The Anger of a Desert Storm: Scott Ritter and the myth of WMD

 People Feature 2002 03 19 Ritter Story-1 When Scott Ritter, the United Nation’s Chief Weapons Inspector in Iraq, resigned in 1998, minor shockwaves rippled through the international community. A man who had been at the center of much controversy in the country, and whom the Iraqis claimed at the time was behind obstructive and intimidating tactics at the behest of the American government, had resigned in frustration at American interference in the United Nations process, claiming that UNSCOM was being used by the CIA as a front for invasion plans.

In the desert sands of Iraq, Ritter saw corruption on both sides, and an inevitable explosion of that corruption in the future. In the ensuing years, he has published a book, Iraq Confidential: The Untold Story of the Intelligence Conspiracy to Undermine the UN and Overthrow Saddam Hussein and released a film, In Shifting Sands, which then UN chair of UNSCOM Richard Butler denounced as “propaganda”. He has been one of the most outspoken critics of the war in Iraq, and one of the most uniquely placed, as an American once deeply entrenched in the United Nations, to comment on the fundamental decline of that body in recent years.

His moral standpoint since 1998 is not without controversy, and his Wikipedia entry certainly outlines some mucky conspiracy theories that explain the shift in stance from military hawk to outspoken activist — it is not for this blog to repeat those, but one must always question the motivations for those who speak from positions of authority, even if you agree with what they say. In the context of a 15 minute radio interview, I did not do nearly enough of that here, but Ritter’s fight is generally a brave and respectable one. Ritter has often done a good enough job of answering his critics when called unamerican, as the media and political machines of the state turned against him and worked to discredit his views. In these most interesting times, when dissenting voices are dealt with through fear and paranoia, Ritter has remained steadfast. Sure, he may have sold a few books in doing so, but I have no doubt he was on a decent salary before his decision to resign.
In person, the former Marine is an intimidating presence with a booming voice and a precise, well-worn line in anger. It’s a long way from the deserts of Iraq to a community radio studio on the far side of Australia, but Ritter’s rage has not simmered.

You were a weapons inspector in Iraq for several years, at some point there was a turning point when you decided things weren’t as they ought to be.
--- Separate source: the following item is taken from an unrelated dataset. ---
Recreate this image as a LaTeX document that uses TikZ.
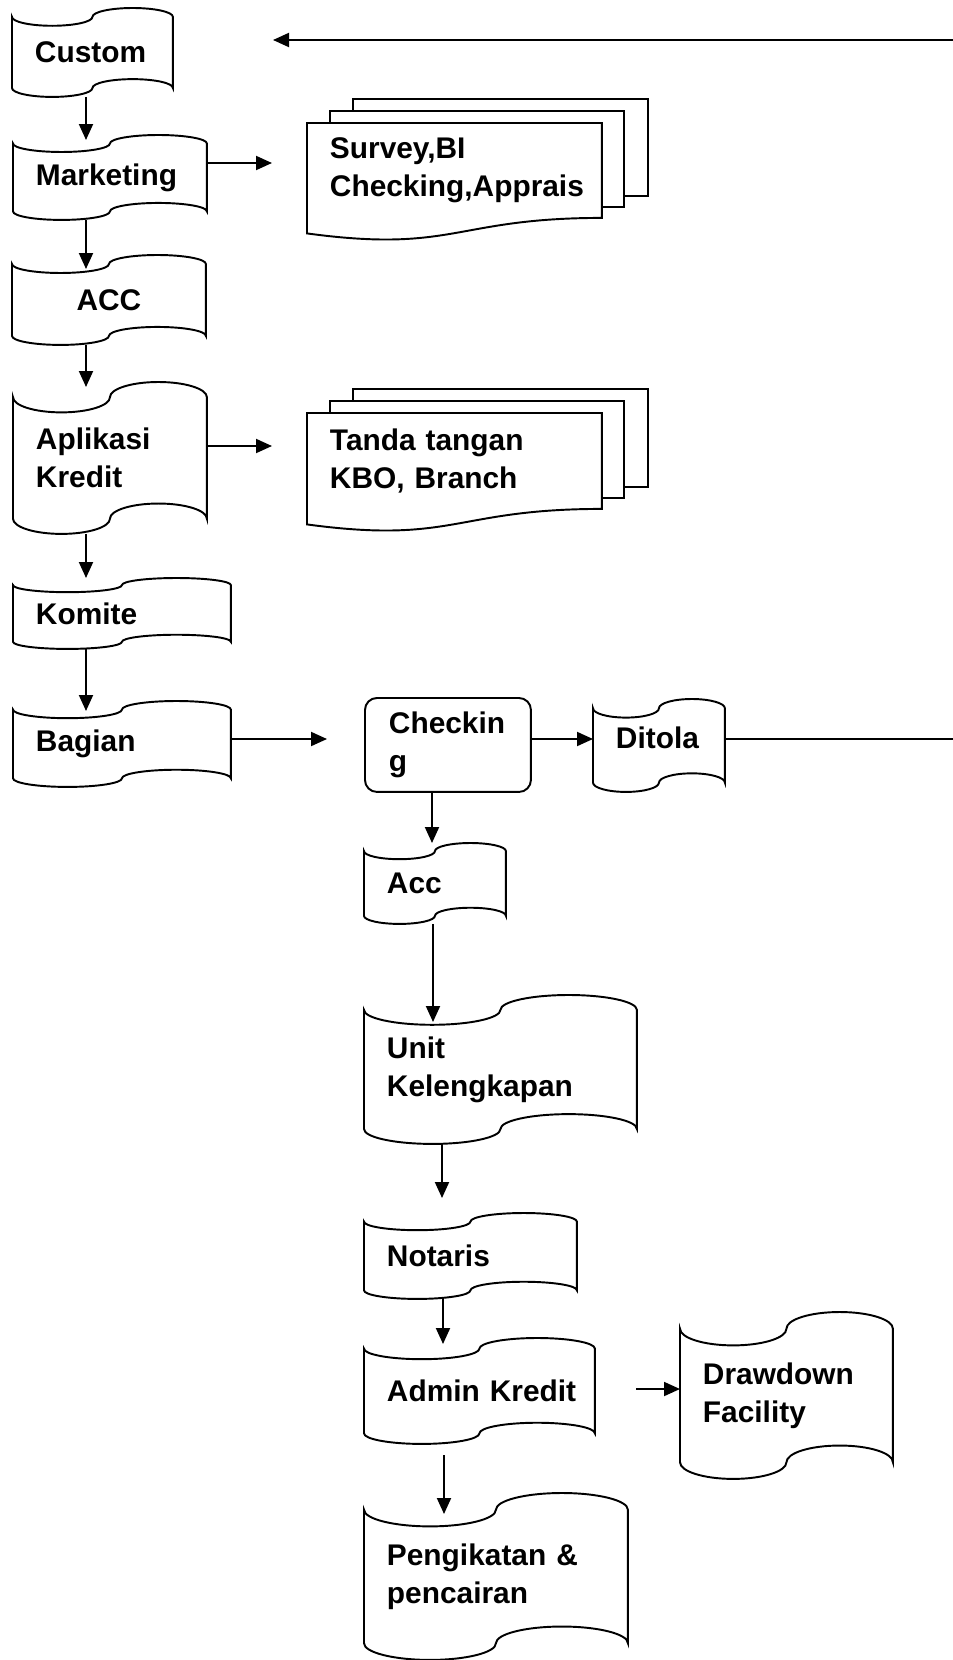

It’s not that there was a turning point per se, as a weapons inspector from 1991 to 1998, I was fully cogniscent of not only the difficulty of our task but also the inherent contradiction in the policy of certain nations, namely the United States, when it came to supporting our tasks. Our job was a job of disarmament, getting rid of Iraq’s weapons of mass destruction in accordance with Security Council mandate.
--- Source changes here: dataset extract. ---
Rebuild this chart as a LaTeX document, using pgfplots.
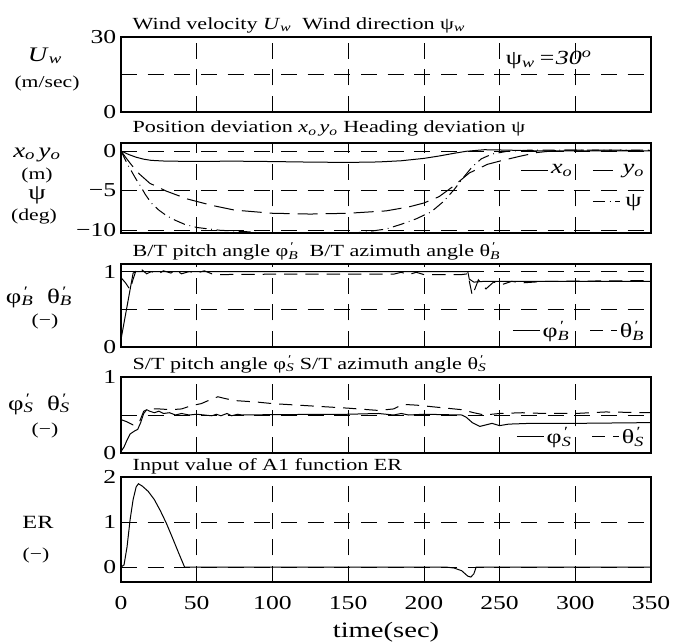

The United States is a member of the Security Council. They voted in favour of this mandate, and yet the United States had a policy that embraced regime change as opposed to disarmament, so there was always this conflict taking place between the weapons inspection process and the policy of the United States. I rode it out, so to speak, for seven years, in belief that if we could accomplish our mission, we could trump America’s policy imperatives. By 1998, it became obvious that the United States would not allow the weapons inspection process to proceed with its full integrity, void of the corruption of American influence, and so I resigned.